From the March 2014 issue of The Christian Science Journal


There’s a story about a town that was so small it only had one traffic light in the entire town. In fact, after some time the people of the town realized they really didn’t have a need for even that single stoplight, so they decided to have it removed. But in the first weeks following its removal, the town experienced its first traffic problems because half of the drivers, out of sheer habit, were still coming to a stop where the traffic light had been, even though it was no longer there.

We recently experienced something similar with respect to a small change in the printing of the Christian Science Quarterly Bible lessons. For decades upon decades there had been a small notice that served as a kind of traffic signal to help transition between the Responsive Reading and the Lesson- Sermon. It simply read, “The following citations comprise our sermon.”
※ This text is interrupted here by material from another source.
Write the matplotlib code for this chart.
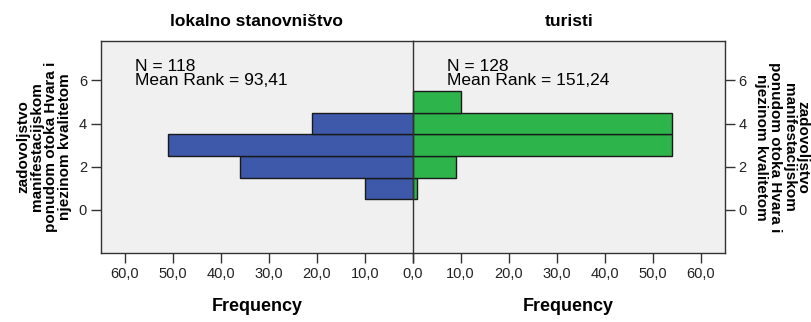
import matplotlib
matplotlib.use("Agg")
import matplotlib.pyplot as plt

plt.rcParams['font.family'] = ['Liberation Sans', 'DejaVu Sans']

# satisfaction scores (bar centres) and counts per group
scores = [1, 2, 3, 4, 5]
lokalno = [10, 36, 51, 21, 0]
turisti = [1, 9, 54, 54, 10]

groups = ["lokalno stanovništvo", "turisti"]
n_values = [118, 128]
mean_ranks = ["93,41", "151,24"]

x_ticks = [0, 10, 20, 30, 40, 50, 60]
y_ticks = [0, 2, 4, 6]

BLUE = "#3E58AA"
GREEN = "#2DB54B"
BG = "#F0F0F0"
EDGE = "#1a1a1a"
YLABEL = "zadovoljstvo\nmanifestacijskom\nponudom otoka Hvara i\nnjezinom kvalitetom"

fig = plt.figure(figsize=(8.11, 3.22), dpi=100)
ax_l = fig.add_axes([0.1245, 0.2143, 0.3843, 0.6584])
ax_r = fig.add_axes([0.5088, 0.2143, 0.3847, 0.6584])

ax_l.barh(scores, lokalno, height=1.0, color=BLUE, edgecolor=EDGE, linewidth=1)
ax_r.barh(scores, turisti, height=1.0, color=GREEN, edgecolor=EDGE, linewidth=1)

ax_l.set_xlim(65, 0)
ax_r.set_xlim(0, 65)

for ax, name, n, mr in zip([ax_l, ax_r], groups, n_values, mean_ranks):
    ax.set_facecolor(BG)
    ax.set_ylim(-1.99, 7.82)
    ax.set_xticks(x_ticks)
    ax.set_xticklabels([f"{v},0" for v in x_ticks])
    ax.set_yticks(y_ticks)
    ax.tick_params(axis='both', labelsize=10.5, length=7, width=1,
                   colors="#333333", labelcolor="#222222", pad=3)
    for sp in ax.spines.values():
        sp.set_color("#333333")
        sp.set_linewidth(1)
    ax.set_title(name, fontsize=12.5, fontweight='bold', pad=11)
    ax.set_xlabel("Frequency", fontsize=13, fontweight='bold', labelpad=12)
    ax.text(0.11, 0.915, f"N = {n}\nMean Rank = {mr}",
            transform=ax.transAxes, fontsize=12.5, va='top', ha='left',
            linespacing=0.9)

# single "0,0" label on the shared centre line
ax_r.set_xticklabels([""] + [f"{v},0" for v in x_ticks[1:]])

ax_l.spines['right'].set_visible(False)
ax_r.yaxis.tick_right()

ax_l.set_ylabel(YLABEL, fontsize=11, fontweight='bold', labelpad=5,
                linespacing=1.0)
ax_r.yaxis.set_label_position("right")
ax_r.set_ylabel(YLABEL, fontsize=11, fontweight='bold', labelpad=5,
                rotation=-90, va='bottom', linespacing=1.0)

fig.savefig("out.png", dpi=100)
As a practical matter in Christian Science church services, it is helpful to have the First Reader, who is charged with conducting “the principal part of the Sunday services” (Mary Baker Eddy, Church Manual, p. 31), include some such statement, indicating when the Lesson-Sermon is beginning. But as we looked into it, we found no evidence that Mary Baker Eddy wrote this particular sentence or wanted this precise wording preserved. However, because the Church Manual does specify that Readers “shall read all notices and remarks that may be printed in the Christian Science Quarterly” (p. 32), the only way to give Readers the freedom either to continue using this familiar sentence or offer an alternative statement that feels more natural to their own unique church setting, was simply to remove it.